— EXERCISE —
Write out each line that follows exactly as it stands, without the pictures.
** begin DATA EXTRACT **
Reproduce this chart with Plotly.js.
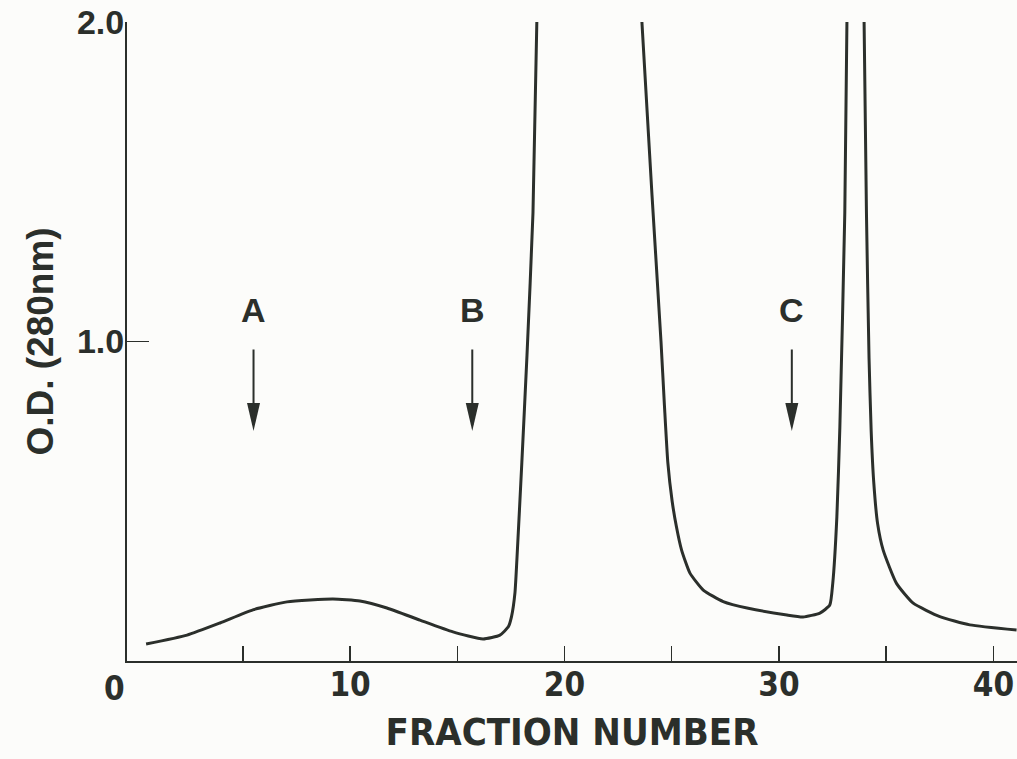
<!DOCTYPE html>
<html>
<head>
<meta charset="utf-8">
<script src="https://cdn.plot.ly/plotly-3.0.1.min.js"></script>
<style>
html,body{margin:0;padding:0;background:#fcfcfa;}
#chart{width:1017px;height:759px;}
</style>
</head>
<body>
<div id="chart"></div>
<script>
// Elution profile: fraction number vs O.D. (280nm); null = off-scale peak top
const fraction = [0.49, 2.40, 3.94, 5.47, 7.06, 9.20, 10.46, 11.72, 13.26, 14.80, 16.20, 16.99, 17.38, 17.53, 17.69, 17.78, 18.01, 18.25, 18.53, 18.71,
                  21.2,
                  23.61, 24.08, 24.50, 24.66, 24.82, 25.02, 25.22, 25.46, 25.85, 26.47, 27.40, 28.57, 30.37, 31.12, 31.91, 32.37, 32.51, 32.70, 32.84, 33.07, 33.17,
                  33.6,
                  33.97, 34.08, 34.20, 34.30, 34.42, 34.60, 34.86, 35.48, 36.26, 37.50, 38.90, 41.08];
const od = [0.053, 0.081, 0.119, 0.160, 0.185, 0.194, 0.188, 0.166, 0.128, 0.091, 0.069, 0.081, 0.107, 0.139, 0.213, 0.316, 0.620, 0.955, 1.402, 2.0,
            null,
            2.0, 1.459, 1.000, 0.800, 0.620, 0.500, 0.420, 0.347, 0.275, 0.222, 0.186, 0.165, 0.144, 0.138, 0.150, 0.175, 0.244, 0.451, 0.732, 1.402, 2.0,
            null,
            2.0, 1.402, 0.950, 0.720, 0.560, 0.430, 0.347, 0.243, 0.181, 0.139, 0.113, 0.097];

const xTickVals = [5, 10, 15, 20, 25, 30, 35, 40];
const xTickText = ['', '10', '', '20', '', '30', '', '40'];
const yTickVals = [1.0, 2.0];
const yTickText = ['1.0', '2.0'];

const markerLabels = ['A', 'B', 'C'];
const markerX = [5.5, 15.7, 30.6];
const arrowTop = 0.98;
const arrowTip = 0.72;
const labelY = 1.10;

const ink = '#2b2f2b';
const condensed = 'DejaVu Sans Condensed, Liberation Sans Narrow, sans-serif';
const sans = 'Liberation Sans, Arial, sans-serif';

const annotations = [];
const shapes = [];
markerLabels.forEach((lab, i) => {
  annotations.push({x: markerX[i], y: labelY, xref: 'x', yref: 'y', text: lab, showarrow: false,
    font: {family: sans, size: 34, color: ink, weight: 'bold'}});
  annotations.push({x: markerX[i], y: arrowTip, xref: 'x', yref: 'y', ax: markerX[i], ay: arrowTop,
    axref: 'x', ayref: 'y', text: '', showarrow: true, arrowhead: 0, arrowwidth: 2, arrowcolor: ink, standoff: 6});
  shapes.push({type: 'path', xref: 'x', yref: 'y', xsizemode: 'pixel', ysizemode: 'pixel',
    xanchor: markerX[i], yanchor: arrowTip, path: 'M-6.5,28 L6.5,28 L0,0 Z',
    fillcolor: ink, line: {width: 0}});
});
annotations.push({x: 0, y: 0, xref: 'paper', yref: 'paper', text: '0', showarrow: false,
  xanchor: 'right', yanchor: 'top', xshift: 0, yshift: -6,
  font: {family: condensed, size: 33, color: ink, weight: 'bold'}});

const trace = {x: fraction, y: od, type: 'scatter', mode: 'lines', connectgaps: false,
  line: {color: ink, width: 3, shape: 'spline', smoothing: 0.5}, hoverinfo: 'skip'};

const layout = {
  width: 1017, height: 759,
  margin: {l: 127, r: 0, t: 22, b: 98},
  paper_bgcolor: '#fcfcfa', plot_bgcolor: '#fcfcfa',
  showlegend: false,
  xaxis: {range: [-0.4, 41.1], showgrid: false, zeroline: false, showline: true, linecolor: ink, linewidth: 2,
    ticks: 'inside', ticklen: 15, tickwidth: 1.5, tickcolor: ink, tickmode: 'array', tickvals: xTickVals, ticktext: xTickText,
    ticklabelstandoff: -7,
    tickfont: {family: condensed, size: 33, color: ink, weight: 'bold'},
    title: {text: 'FRACTION NUMBER', standoff: 16,
      font: {family: condensed, size: 38, color: ink, weight: 'bold'}}},
  yaxis: {range: [0, 2.0], showgrid: false, zeroline: false, showline: true, linecolor: ink, linewidth: 2,
    ticks: 'inside', ticklen: 22, tickwidth: 1.5, tickcolor: ink, tickmode: 'array', tickvals: yTickVals, ticktext: yTickText,
    ticklabelstandoff: -6,
    tickfont: {family: sans, size: 34, color: ink, weight: 'bold'},
    title: {text: 'O.D. (280nm)', standoff: 12,
      font: {family: sans, size: 37, color: ink, weight: 'bold'}}},
  annotations: annotations,
  shapes: shapes
};

Plotly.newPlot('chart', [trace], layout, {displayModeBar: false, staticPlot: true});
</script>
</body>
</html>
** end DATA EXTRACT **
— CORRECT ANSWER —
Reproduce this chart with Plotly.js.
<!DOCTYPE html>
<html>
<head>
<meta charset="utf-8">
<script src="https://cdn.plot.ly/plotly-3.0.1.min.js"></script>
<style>
html,body{margin:0;padding:0;background:#fcfcfa;}
#chart{width:1017px;height:759px;}
</style>
</head>
<body>
<div id="chart"></div>
<script>
// Elution profile: fraction number vs O.D. (280nm); null = off-scale peak top
const fraction = [0.49, 2.40, 3.94, 5.47, 7.06, 9.20, 10.46, 11.72, 13.26, 14.80, 16.20, 16.99, 17.38, 17.53, 17.69, 17.78, 18.01, 18.25, 18.53, 18.71,
                  21.2,
                  23.61, 24.08, 24.50, 24.66, 24.82, 25.02, 25.22, 25.46, 25.85, 26.47, 27.40, 28.57, 30.37, 31.12, 31.91, 32.37, 32.51, 32.70, 32.84, 33.07, 33.17,
                  33.6,
                  33.97, 34.08, 34.20, 34.30, 34.42, 34.60, 34.86, 35.48, 36.26, 37.50, 38.90, 41.08];
const od = [0.053, 0.081, 0.119, 0.160, 0.185, 0.194, 0.188, 0.166, 0.128, 0.091, 0.069, 0.081, 0.107, 0.139, 0.213, 0.316, 0.620, 0.955, 1.402, 2.0,
            null,
            2.0, 1.459, 1.000, 0.800, 0.620, 0.500, 0.420, 0.347, 0.275, 0.222, 0.186, 0.165, 0.144, 0.138, 0.150, 0.175, 0.244, 0.451, 0.732, 1.402, 2.0,
            null,
            2.0, 1.402, 0.950, 0.720, 0.560, 0.430, 0.347, 0.243, 0.181, 0.139, 0.113, 0.097];

const xTickVals = [5, 10, 15, 20, 25, 30, 35, 40];
const xTickText = ['', '10', '', '20', '', '30', '', '40'];
const yTickVals = [1.0, 2.0];
const yTickText = ['1.0', '2.0'];

const markerLabels = ['A', 'B', 'C'];
const markerX = [5.5, 15.7, 30.6];
const arrowTop = 0.98;
const arrowTip = 0.72;
const labelY = 1.10;

const ink = '#2b2f2b';
const condensed = 'DejaVu Sans Condensed, Liberation Sans Narrow, sans-serif';
const sans = 'Liberation Sans, Arial, sans-serif';

const annotations = [];
const shapes = [];
markerLabels.forEach((lab, i) => {
  annotations.push({x: markerX[i], y: labelY, xref: 'x', yref: 'y', text: lab, showarrow: false,
    font: {family: sans, size: 34, color: ink, weight: 'bold'}});
  annotations.push({x: markerX[i], y: arrowTip, xref: 'x', yref: 'y', ax: markerX[i], ay: arrowTop,
    axref: 'x', ayref: 'y', text: '', showarrow: true, arrowhead: 0, arrowwidth: 2, arrowcolor: ink, standoff: 6});
  shapes.push({type: 'path', xref: 'x', yref: 'y', xsizemode: 'pixel', ysizemode: 'pixel',
    xanchor: markerX[i], yanchor: arrowTip, path: 'M-6.5,28 L6.5,28 L0,0 Z',
    fillcolor: ink, line: {width: 0}});
});
annotations.push({x: 0, y: 0, xref: 'paper', yref: 'paper', text: '0', showarrow: false,
  xanchor: 'right', yanchor: 'top', xshift: 0, yshift: -6,
  font: {family: condensed, size: 33, color: ink, weight: 'bold'}});

const trace = {x: fraction, y: od, type: 'scatter', mode: 'lines', connectgaps: false,
  line: {color: ink, width: 3, shape: 'spline', smoothing: 0.5}, hoverinfo: 'skip'};

const layout = {
  width: 1017, height: 759,
  margin: {l: 127, r: 0, t: 22, b: 98},
  paper_bgcolor: '#fcfcfa', plot_bgcolor: '#fcfcfa',
  showlegend: false,
  xaxis: {range: [-0.4, 41.1], showgrid: false, zeroline: false, showline: true, linecolor: ink, linewidth: 2,
    ticks: 'inside', ticklen: 15, tickwidth: 1.5, tickcolor: ink, tickmode: 'array', tickvals: xTickVals, ticktext: xTickText,
    ticklabelstandoff: -7,
    tickfont: {family: condensed, size: 33, color: ink, weight: 'bold'},
    title: {text: 'FRACTION NUMBER', standoff: 16,
      font: {family: condensed, size: 38, color: ink, weight: 'bold'}}},
  yaxis: {range: [0, 2.0], showgrid: false, zeroline: false, showline: true, linecolor: ink, linewidth: 2,
    ticks: 'inside', ticklen: 22, tickwidth: 1.5, tickcolor: ink, tickmode: 'array', tickvals: yTickVals, ticktext: yTickText,
    ticklabelstandoff: -6,
    tickfont: {family: sans, size: 34, color: ink, weight: 'bold'},
    title: {text: 'O.D. (280nm)', standoff: 12,
      font: {family: sans, size: 37, color: ink, weight: 'bold'}}},
  annotations: annotations,
  shapes: shapes
};

Plotly.newPlot('chart', [trace], layout, {displayModeBar: false, staticPlot: true});
</script>
</body>
</html>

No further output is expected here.